● **WHAT TO WORK ON**
Drop every picture, then transcribe the remaining data exactly.

● **DATASET EXTRACT**
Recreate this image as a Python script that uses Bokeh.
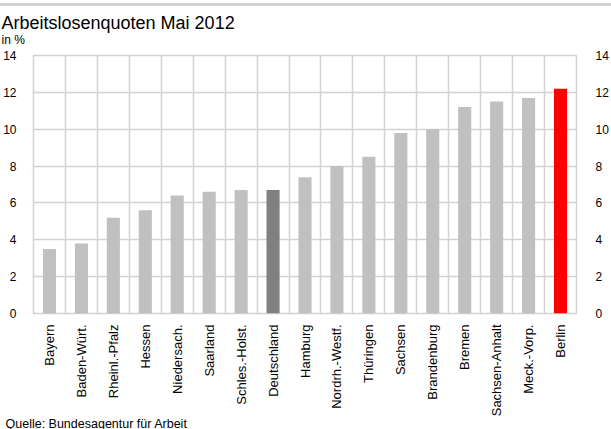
from bokeh.plotting import figure
from bokeh.models import Range1d, FixedTicker, LinearAxis, Title
from bokeh.embed import file_html
from bokeh.resources import INLINE

laender = ["Bayern", "Baden-Würt.", "Rheinl.-Pfalz", "Hessen", "Niedersach.", "Saarland",
           "Schles.-Holst.", "Deutschland", "Hamburg", "Nordrh.-Westf.", "Thüringen", "Sachsen",
           "Brandenburg", "Bremen", "Sachsen-Anhalt", "Meck.-Vorp.", "Berlin"]
quoten = [3.5, 3.8, 5.2, 5.6, 6.4, 6.6, 6.7, 6.7, 7.4, 8.0, 8.5, 9.8, 10.0, 11.2, 11.5, 11.7, 12.2]
y_ticks = [0, 2, 4, 6, 8, 10, 12, 14]

FONT = "Liberation Sans"
GRID = "#d2d2d2"

colors = []
for name in laender:
    if name == "Deutschland":
        colors.append("#808080")
    elif name == "Berlin":
        colors.append("#ff0000")
    else:
        colors.append("#c0c0c0")

n = len(laender)
xs = [i + 0.5 for i in range(n)]

W, H = 611, 429
FL, FR, FT, FB = 30, 581, 55, 313   # frame edges on the page

p = figure(width=W, height=H, output_backend="svg", toolbar_location=None,
           x_range=Range1d(0, n), y_range=Range1d(0, 14),
           min_border_left=FL, min_border_right=W - FR, min_border_top=FT, min_border_bottom=H - FB,
           y_axis_location=None, x_axis_location="below")
p.styles = {
    "position": "absolute", "left": "0px", "top": "0px",
    "background": "linear-gradient(to bottom, #ffffff 0px, #ffffff 3.5px, %s 3.5px, %s 6.5px, #ffffff 6.5px, #ffffff 100%%)" % (GRID, GRID),
}
p.background_fill_color = "white"
p.border_fill_color = "white"
p.border_fill_alpha = 0.0
p.outline_line_color = GRID
p.outline_line_width = 1.5

p.vbar(x=xs, top=quoten, width=0.41, bottom=0, fill_color=colors, line_color=None)

xa = p.xaxis[0]
xa.ticker = FixedTicker(ticks=xs)
xa.major_label_overrides = {x: name for x, name in zip(xs, laender)}
xa.major_label_orientation = 3.14159265 / 2
xa.major_label_text_font = FONT
xa.major_label_text_font_size = "13px"
xa.major_label_text_color = "black"
xa.major_label_standoff = 5
xa.axis_line_color = None
xa.major_tick_line_color = None
xa.minor_tick_line_color = None

p.xgrid.ticker = FixedTicker(ticks=list(range(n + 1)))
p.xgrid.grid_line_color = GRID
p.xgrid.grid_line_width = 1.5

for side, standoff in (("left", 11), ("right", 13)):
    ax = LinearAxis(ticker=FixedTicker(ticks=y_ticks))
    ax.major_label_text_font = FONT
    ax.major_label_text_font_size = "12px"
    ax.major_label_text_color = "black"
    ax.major_label_standoff = standoff
    ax.axis_line_color = None
    ax.major_tick_line_color = None
    ax.minor_tick_line_color = None
    p.add_layout(ax, side)

p.ygrid.ticker = FixedTicker(ticks=y_ticks)
p.ygrid.grid_line_color = GRID
p.ygrid.grid_line_width = 1.5

# texts: "in %" nearest to the frame, then the main title above it; source below the axis
p.add_layout(Title(text="in %", align="left", offset=-32, standoff=18,
                   text_font=FONT, text_font_size="12px", text_font_style="normal",
                   text_color="black"), "above")
p.add_layout(Title(text="Arbeitslosenquoten Mai 2012", align="left", offset=-32, standoff=-22,
                   text_font=FONT, text_font_size="18px", text_font_style="normal",
                   text_color="black"), "above")
p.add_layout(Title(text="Quelle: Bundesagentur für Arbeit", align="left", offset=-28, standoff=-22,
                   text_font=FONT, text_font_size="12.5px", text_font_style="normal",
                   text_color="black"), "below")

open("out.html", "w").write(file_html(p, INLINE))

● **ANSWER TO THIS PROBLEM**
Recreate this image as a Python script that uses Bokeh.
from bokeh.plotting import figure
from bokeh.models import Range1d, FixedTicker, LinearAxis, Title
from bokeh.embed import file_html
from bokeh.resources import INLINE

laender = ["Bayern", "Baden-Würt.", "Rheinl.-Pfalz", "Hessen", "Niedersach.", "Saarland",
           "Schles.-Holst.", "Deutschland", "Hamburg", "Nordrh.-Westf.", "Thüringen", "Sachsen",
           "Brandenburg", "Bremen", "Sachsen-Anhalt", "Meck.-Vorp.", "Berlin"]
quoten = [3.5, 3.8, 5.2, 5.6, 6.4, 6.6, 6.7, 6.7, 7.4, 8.0, 8.5, 9.8, 10.0, 11.2, 11.5, 11.7, 12.2]
y_ticks = [0, 2, 4, 6, 8, 10, 12, 14]

FONT = "Liberation Sans"
GRID = "#d2d2d2"

colors = []
for name in laender:
    if name == "Deutschland":
        colors.append("#808080")
    elif name == "Berlin":
        colors.append("#ff0000")
    else:
        colors.append("#c0c0c0")

n = len(laender)
xs = [i + 0.5 for i in range(n)]

W, H = 611, 429
FL, FR, FT, FB = 30, 581, 55, 313   # frame edges on the page

p = figure(width=W, height=H, output_backend="svg", toolbar_location=None,
           x_range=Range1d(0, n), y_range=Range1d(0, 14),
           min_border_left=FL, min_border_right=W - FR, min_border_top=FT, min_border_bottom=H - FB,
           y_axis_location=None, x_axis_location="below")
p.styles = {
    "position": "absolute", "left": "0px", "top": "0px",
    "background": "linear-gradient(to bottom, #ffffff 0px, #ffffff 3.5px, %s 3.5px, %s 6.5px, #ffffff 6.5px, #ffffff 100%%)" % (GRID, GRID),
}
p.background_fill_color = "white"
p.border_fill_color = "white"
p.border_fill_alpha = 0.0
p.outline_line_color = GRID
p.outline_line_width = 1.5

p.vbar(x=xs, top=quoten, width=0.41, bottom=0, fill_color=colors, line_color=None)

xa = p.xaxis[0]
xa.ticker = FixedTicker(ticks=xs)
xa.major_label_overrides = {x: name for x, name in zip(xs, laender)}
xa.major_label_orientation = 3.14159265 / 2
xa.major_label_text_font = FONT
xa.major_label_text_font_size = "13px"
xa.major_label_text_color = "black"
xa.major_label_standoff = 5
xa.axis_line_color = None
xa.major_tick_line_color = None
xa.minor_tick_line_color = None

p.xgrid.ticker = FixedTicker(ticks=list(range(n + 1)))
p.xgrid.grid_line_color = GRID
p.xgrid.grid_line_width = 1.5

for side, standoff in (("left", 11), ("right", 13)):
    ax = LinearAxis(ticker=FixedTicker(ticks=y_ticks))
    ax.major_label_text_font = FONT
    ax.major_label_text_font_size = "12px"
    ax.major_label_text_color = "black"
    ax.major_label_standoff = standoff
    ax.axis_line_color = None
    ax.major_tick_line_color = None
    ax.minor_tick_line_color = None
    p.add_layout(ax, side)

p.ygrid.ticker = FixedTicker(ticks=y_ticks)
p.ygrid.grid_line_color = GRID
p.ygrid.grid_line_width = 1.5

# texts: "in %" nearest to the frame, then the main title above it; source below the axis
p.add_layout(Title(text="in %", align="left", offset=-32, standoff=18,
                   text_font=FONT, text_font_size="12px", text_font_style="normal",
                   text_color="black"), "above")
p.add_layout(Title(text="Arbeitslosenquoten Mai 2012", align="left", offset=-32, standoff=-22,
                   text_font=FONT, text_font_size="18px", text_font_style="normal",
                   text_color="black"), "above")
p.add_layout(Title(text="Quelle: Bundesagentur für Arbeit", align="left", offset=-28, standoff=-22,
                   text_font=FONT, text_font_size="12.5px", text_font_style="normal",
                   text_color="black"), "below")

open("out.html", "w").write(file_html(p, INLINE))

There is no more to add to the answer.